Polaris Partners
- Type: Private
- Industry: Venture Capital
- Founded: 1996; 30 years ago
- Headquarters: Boston, Massachusetts, United States
- Products: Investments
- AUM: $5.0 billion
- Number of employees: 35+
- Website: www.polarispartners.com

= Polaris Partners =

American investment firm

Polaris Partners is a venture capital firm active in the field of healthcare and biotechnology companies. The company has offices in Boston, Massachusetts, New York, New York and San Francisco, California.

==History==
Polaris Partners was founded in 1996 by Jon Flint, Terry McGuire, Steve Arnold.

The firm has over $5 billion in committed capital and is now making investments through its tenth fund. The current managing partners are Amy Schulman, and Brian Chee.

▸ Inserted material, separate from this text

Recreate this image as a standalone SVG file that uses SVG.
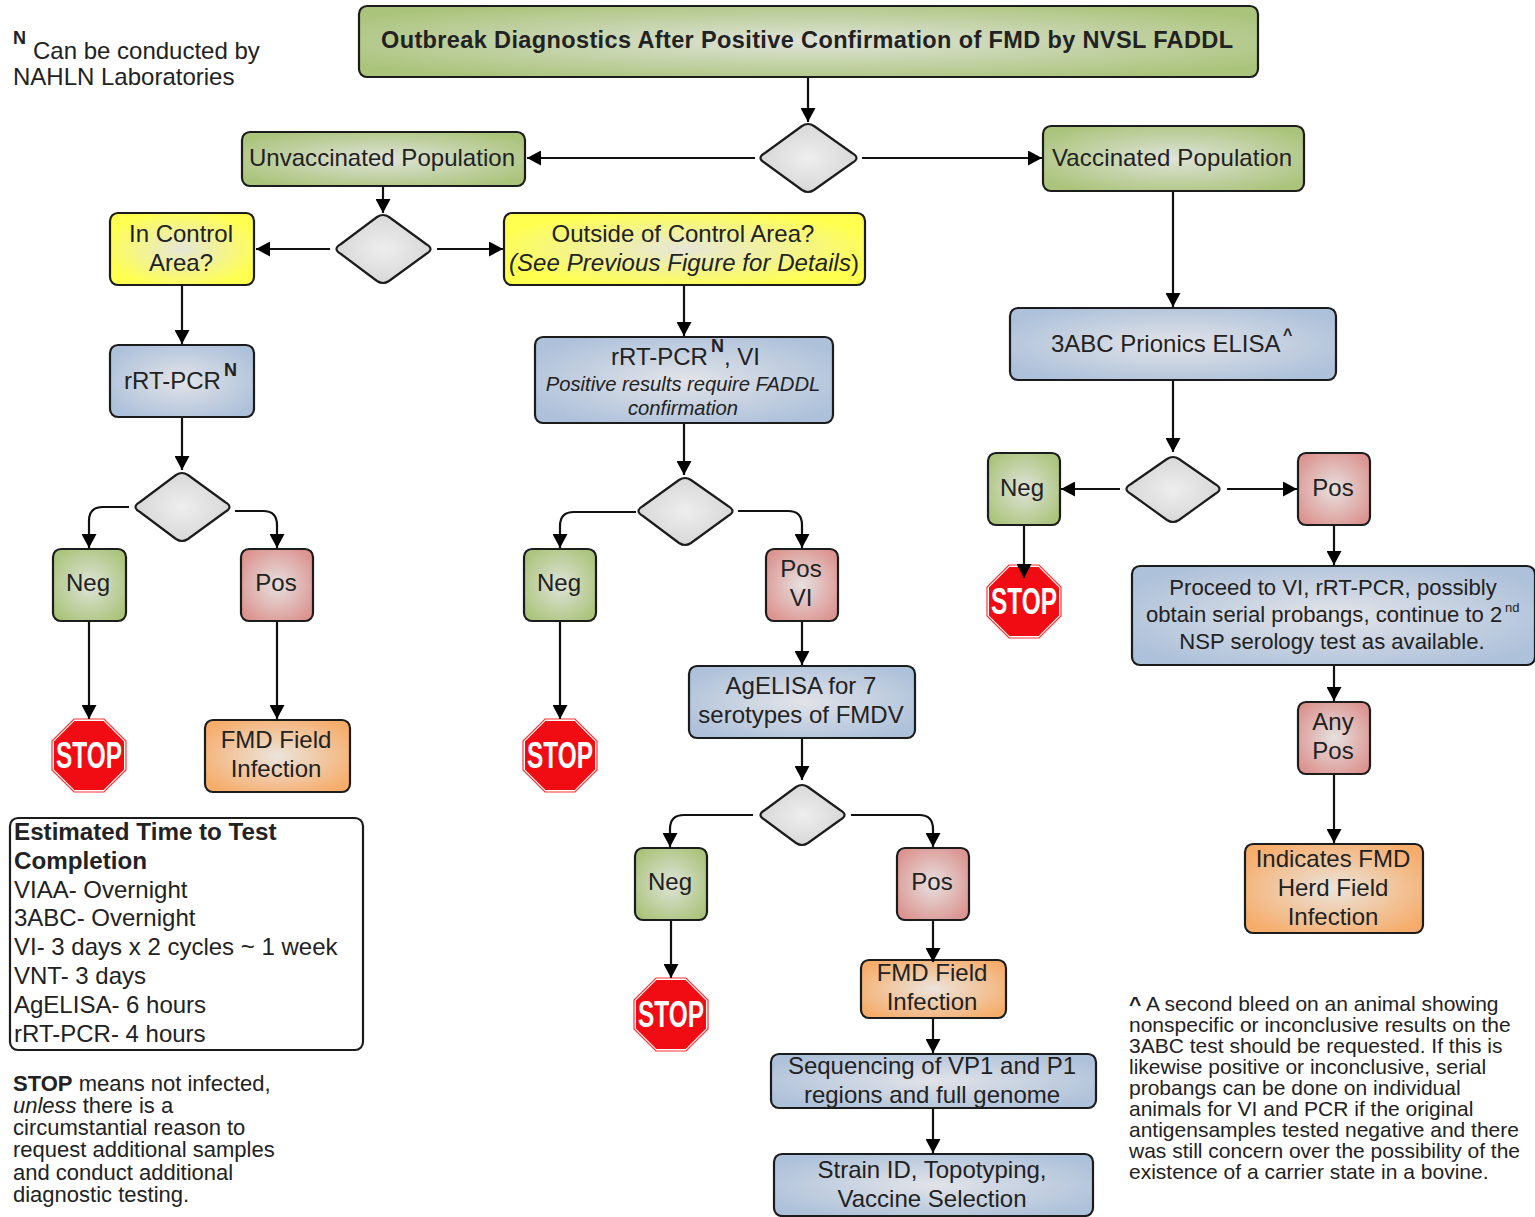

Polaris Partners also has two affiliate funds. Polaris Growth Fund targets investments in profitable, founder-owned technology companies and is led by managing partners Bryce Youngren and Dan Lombard. Polaris Innovation Fund focuses on the commercial and therapeutic potential of early-stage academic research and is led by managing partners Amy Schulman and Ellie McGuire.

In 2012, Polaris Partners joined New Enterprise Associates as partners of The Experiment Fund of Harvard University.